Trade shows, conferences, and other events depend on their exhibitors—to an extent—so it’s natural to assume that they’ll be working on multiple fronts to set you and your brand up for success. Those that don’t may indicate a self-centeredness or lack of team spirit.
It’s a red flag if the organizers haven’t appointed an EAC (Event Appointed Contractor). This would indicate a lack of concern for the exhibitors and the general quality of the exhibition hall experience, for guests and exhibitors. It also indicates a potential inexperience on the part of the organizers.
While you’ll do your own marketing, organizers should make an effort to include you in the marketing of the overall event. Find out if they offer newsletter templates or are willing to work with you on a budget-specific sponsorship that matches your company’s needs.
Broadly speaking, if the event marketing looks really poor, this is an early indicator of low attendance rates. It’s also an indicator of the care they put into the project. If they put minimum effort into the event itself, what does this say about the effort they’ll put into helping you?
Failures to communicate.
Communication is the key to any happy relationship. From dating to trade shows, if the communication is faulty, so will the relationship be. If organizers take ages to respond or are shy with important information, you may want to reconsider exhibiting.

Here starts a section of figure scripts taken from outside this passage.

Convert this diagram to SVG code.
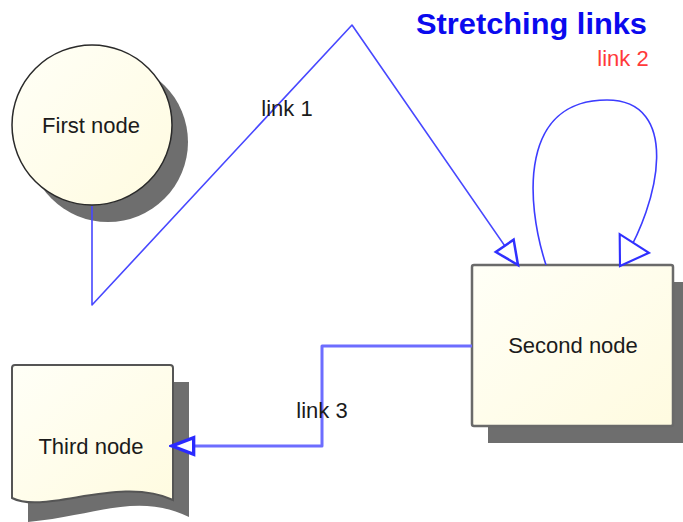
<svg xmlns="http://www.w3.org/2000/svg" width="683" height="522" viewBox="0 0 683 522">
  <style>
    .shadow { fill: #6e6e6e; }
    .node-fill { fill: url(#cream); }
    .label { font-family: "Liberation Sans", Arial, sans-serif; font-size: 22px; fill: #1b1b1b; text-anchor: middle; }
    .link { fill: none; stroke-linejoin: round; }
    .title { font-family: "Liberation Sans", Arial, sans-serif; font-weight: bold; font-size: 30px; fill: #0a0aee; }
  </style>
  <defs>
    <linearGradient id="cream" x1="0" y1="0" x2="1" y2="1">
      <stop offset="0" stop-color="#fffff7"/>
      <stop offset="1" stop-color="#fffbe0"/>
    </linearGradient>
    <marker id="arrowThin" markerUnits="userSpaceOnUse" markerWidth="30" markerHeight="30" viewBox="-16 -8 18 16" refX="0" refY="0" orient="auto">
      <path d="M0,0 L-14,-6.5 L-14,6.5 Z" fill="#ffffff" stroke="#3030ff" stroke-width="1.5" stroke-linejoin="miter"/>
    </marker>
    <marker id="arrowWide" markerUnits="userSpaceOnUse" markerWidth="40" markerHeight="40" viewBox="-22 -15 24 30" refX="0" refY="0" orient="auto">
      <path d="M0,0 L-20,-13 L-20,13 Z" fill="#ffffff" stroke="#3030ff" stroke-width="1.6" stroke-linejoin="miter"/>
    </marker>
    <marker id="arrowBold" markerUnits="userSpaceOnUse" markerWidth="30" markerHeight="30" viewBox="-16 -7 18 14" refX="0" refY="0" orient="auto">
      <path d="M0,0 L-13,-5 L-13,5 Z" fill="#ffffff" stroke="#2a2aff" stroke-width="2" stroke-linejoin="miter"/>
    </marker>
  </defs>

  <rect width="683" height="522" fill="#ffffff"/>

  <text class="title" x="416" y="34" textLength="231" lengthAdjust="spacingAndGlyphs">Stretching links</text>

  <!-- nodes -->
  <g id="first-node">
    <circle class="shadow" cx="108" cy="142" r="80"/>
    <circle class="node-fill" cx="92" cy="125" r="80" stroke="#2a2a2a" stroke-width="1.5"/>
    <text class="label" x="91" y="133">First node</text>
  </g>

  <g id="second-node">
    <rect class="shadow" x="488" y="282" width="201" height="161"/>
    <rect class="node-fill" x="472" y="265" width="201" height="161" rx="2" stroke="#6a6a6a" stroke-width="2.5"/>
    <text class="label" x="573" y="353">Second node</text>
  </g>

  <g id="third-node">
    <path class="shadow" d="M28,382 H189 V517 C136,492 100,515 28,522 Z"/>
    <path class="node-fill" d="M15,365 H170 Q173,365 173,368 V500 C120,475 45,515 12,498 V368 Q12,365 15,365 Z" stroke="#555555" stroke-width="2"/>
    <text class="label" x="91" y="454">Third node</text>
  </g>

  <!-- connectors -->
  <g id="links">
    <polyline class="link" points="92,206 92,305 352,25 518,265" stroke="#4848ff" stroke-width="1.6" marker-end="url(#arrowThin)"/>
    <path class="link" d="M546,265 C525,200 520,100 607,100 C680,100 662,200 620,266" stroke="#3c3cff" stroke-width="1.6" marker-end="url(#arrowWide)"/>
    <path class="link" d="M472,346 H322 V446 H172" stroke="#6d6dff" stroke-width="3" marker-end="url(#arrowBold)"/>
    <text class="label" x="287" y="116">link 1</text>
    <text class="label" x="623" y="66" style="fill:#ff3a3a">link 2</text>
    <text class="label" x="322" y="418">link 3</text>
  </g>
</svg>
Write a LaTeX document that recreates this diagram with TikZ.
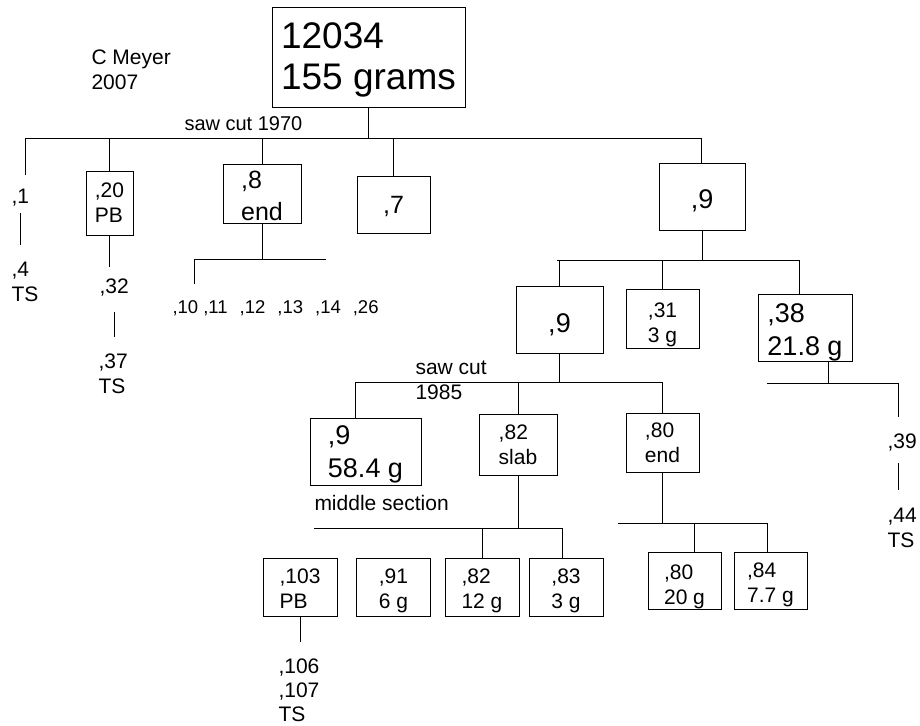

Similarly, poor conflict resolution skills spell disaster. If your relationship is long enough, you’ll likely run into conflict of one sort or another. You and the organizers need to have a healthy strategy for conflict resolution, otherwise small problems become big ones; and big ones can go unsolved entirely.
Remember, a successful event is built on successful communication. A failure to communicate should be one of the biggest red flags in event organizers.
Red flags, green flags.
Knowing what to avoid is important, but this only solves half of the problem. It’ll help you avoid toxic events, but it won’t help you find your dream scenarios. Once you’ve organized your make-or-break red flags, consider what green flags you’d like to see.
Design your ideal event/event planning brand in your mind and weigh each potential situation against this (as well as your red flag list). You can’t know everything, but the clearer you understand your red flags and green flags, the better your chances are of having a successful event exhibition.
Potential green flags
- Quick and clear communication
- A thorough, professionally-written prospectus
- Quality logistics management
- Positive reviews from past exhibitors
These are just a few green flags to inspire your imagination. Your ideal event partners are going to look different depending on your brand and your industry position. While some relationships will last years, others will offer a brief step up, and both can be rewarding if you know what to look for.
It’s just like dating.
Deciding which event to exhibit at isn’t any different than deciding on the ideal romantic partner. As long as you keep an eye out for red flags, you’ll avoid falling into a dreaded toxic situation. Whether it’s a misaligned market, dwindling attendance, poor communication, or a nightmare combination of all three, events that have these red flags are worth leaving behind.
Just like dating, there’s plenty of fish in the sea! The better you know yourself, the better chance you have of finding the event or event planning team that aligns with your goals and values. Just like dating, these relationships make the whole game worthwhile!
Now, get out there and find your fish!